Bids to relocate the road — a $3 million project about seven years in the making — will be reviewed on Feb. 7 by Clark County commissioners.
As early as March, the county will begin constructing about 1.4 miles of new road between U.S. 68 and Ohio 72, which is vital to keeping the base open, Clark County Engineer Jonathan Burr said.
“It’s all about keeping those jobs here,” he said.
Between the base’s three Air National Guard units, about 1,000 people work at the base, with the 178th Fighter Wing employing about 800 of them.
In recent years, the Greater Springfield Chamber of Commerce has estimated that the base has an annual economic impact of $95.2 million.
For local residents, the alternative to the road work could be worse, according to Burr.
He points to Ohio 444 in Fairborn. This past fall, Wright-Patterson Air Force Base permanently closed a mile-and-a-half stretch of Ohio 444 out of similar, anti-terrorism concerns.
Even during the bulk of construction, Ohio 794 will remain open, Burr said.
“This roadway continues to serve the public,” he said. “It meets what we need to do and still keeps the road open.”
In the process, the current state highway will become a county road, and the old section of roadway will become an internal base thoroughfare.
In 2005, when the Guard initially requested to examine moving the road, it was estimated about 2,000 cars a day travel Ohio 794 — about half of them from the base.
“We’re giving them an alternate,” said Col.
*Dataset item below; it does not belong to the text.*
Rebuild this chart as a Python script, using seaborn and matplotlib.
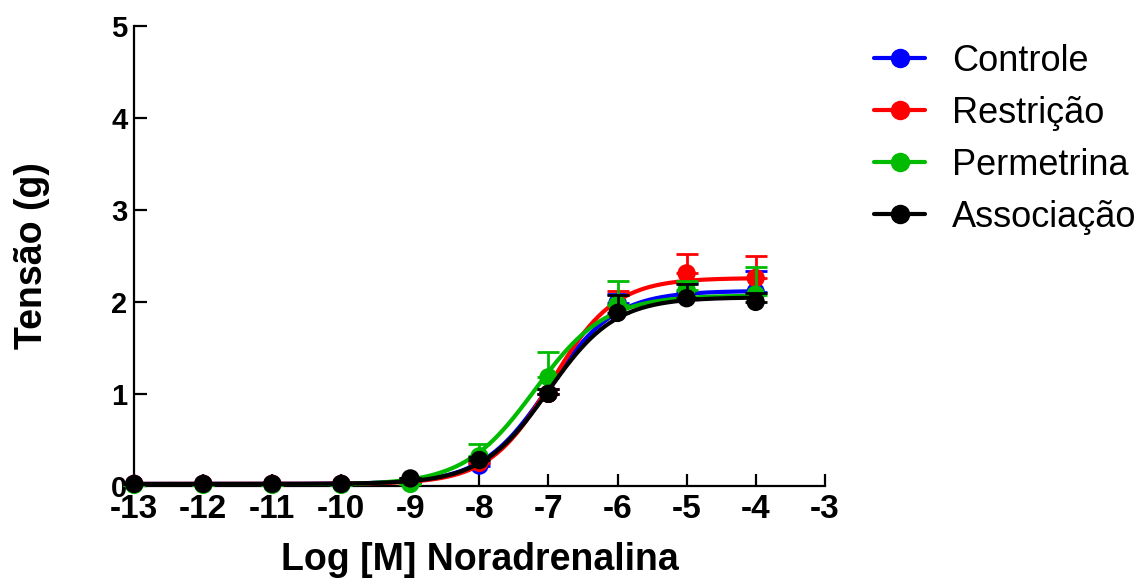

Gregory Schnulo, base commander.
The current road is too close to the base to satisfy post-9/11 military security standards, which state a road should be at least 82 feet from any inhabited building and at least 148 feet from primary gathering facilities.
The relocated road will run around an Air Guard communications building still being constructed and a recently constructed Army National Guard facility, giving the base “one contiguous fence line,” Schnulo said.
In 1999, when the 13,500-square-foot dining and medical facility known as the Yoxford Inn was constructed on the base — it’s the building with the A-7 Corsair on static display right near the road — it was simply a different era.
“Back in the days before 9/11, our anti-terrorism requirements were different,” Schnulo said.
The road relocation project includes more than $2.9 million in federal funding and about $726,000 in state money. That pot includes a $980,000 earmark obtained in 2007, when David Hobson still represented the area in Congress.
The National Guard in December approved $119,000 to build a road connecting the new road to a new main base entrance, which will face U.S. 68.
“The wheels of bureaucracy don’t turn very fast,” Burr said. “When you’ve got this many entities involved in a project, it takes time to get it done.”
He said the project is on schedule.
“Most people think the project starts when the backhoe shows up,” he said. “In reality, there’s five years of plans and paperwork.”
During the road’s early planning stages, the base still had F-16s. The base lost its fighter jets in 2010 as part of the 2005 Base Realignment and Closure process, but in turn gained a more sensitive mission.
In February 2012, the base began remotely flying the MQ-1 Predator around the clock on combat air patrols as part of the War on Terror. Guardsmen at the base also analyze intelligence.
Even so, according to Schnulo, the need to move the road is no greater now than when the jets were here.
“Aircraft on the ramp were every bit as much of a target as a building,” he said.